Jonathan Papelbon worked a perfect
ninth with three called strikeouts for his 36th save in 43 chances,
pitching for the first time in seven days. He threw 48 pitches in his
career-high seventh blown save and loss to the White Sox on Sept. 5.

Daric Barton was ejected after making the final out by home plate umpire Hunter Wendelstedt for arguing the called third strike.

“I know some guys weren’t very happy
about it, but you have to make adjustments,” Oakland catcher Kurt Suzuki
said of the strike zone. “There’s no mystery to it: If he’s going to
call it, you have to swing.”

Crisp got his 29th steal in the third
for a new career high, topping his 28 for the Red Sox in 2007. He stole
No. 30 in the sixth – and on a day Hall of Fame speedster and Crisp
mentor Rickey Henderson gave a pushup demonstration in the clubhouse
pregame to show he still has it at 51.

This marked the first time the Red Sox gave up six steals to an A’s player since Henderson had six from July 2-4, 1984.

Mark Ellis hit a two-run double in
the fifth to put the A’s up 3-0. Ellis extended his hitting streak to a
career-high 12 games with an infield single in the second.
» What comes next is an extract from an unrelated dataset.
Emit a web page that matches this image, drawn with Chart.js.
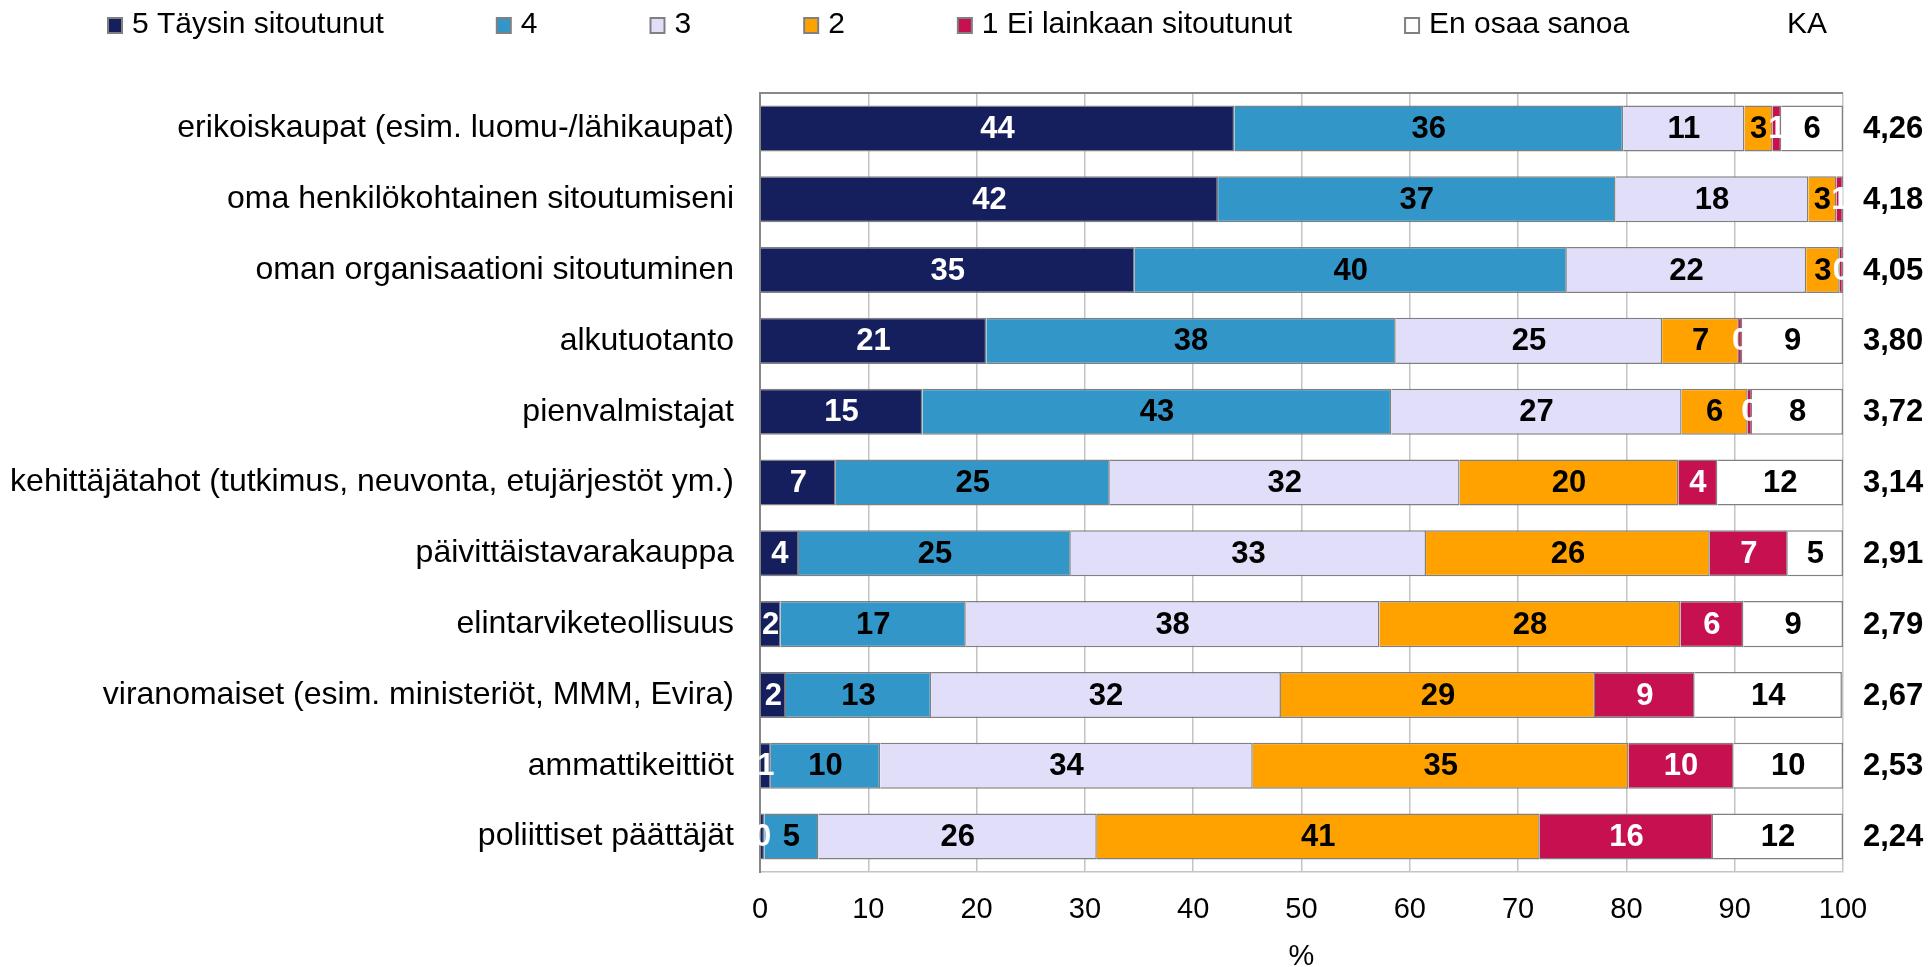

Cliff Pennington hit a two-out triple
in the bottom of the sixth after the Red Sox took the lead, but Oakland
couldn’t capitalize.

Beckett ran into trouble in the
third, when he walked four straight batters and issued Jack Cust’s free
pass to force in the first run of the game.

“I think I should only have walked three of them,” Beckett said, questioning one of the walks but not specifying.

After Kurt Suzuki drew a walk for
Beckett’s third consecutive base on balls, he received a mound visit
from pitching coach John Farrell. Then catcher Victor Martinez came out
to chat during Cust’s plate appearance.

Yet Beckett got out of the inning without further damage, retiring Ellis on a called third strike and Jeremy Hermida on a liner.

“After you get out of something like
that, it’s easy to take a deep breath and get back to what you know
works,” Beckett said. “I don’t think rhythm would be the right word,
just battling.”

It was the first time he walked so
many in one inning since issuing five walks in the top of the first on
Sept. 23, 2004, while with Florida against Philadelphia – but those
didn’t all come in order. He walked four in a row for the first time in
his career.

Beckett allowed three runs on five
hits in six innings, struck out seven and walked five to win for the
first time in three starts. He had lost two of his last three decisions
but was coming off a season-best nine-strikeout performance in a
no-decision against the White Sox his last time out.

“A lot of it is perspective,” Francona said. “If we didn’t score, the first question is, ‘What’s wrong with Beckett?'”

The right-hander has allowed three or
fewer earned runs in each of his last seven outings against Oakland,
four of those at the Coliseum.

Marco Scutaro
again started at
2B for the Red Sox. Francona doesn’t plan to use him every day at SS
for the rest of the season because of his troublesome right shoulder.
… The A’s won the season series (5-4) for the first time since going
7-3 in 2006, Oakland’s last playoff season.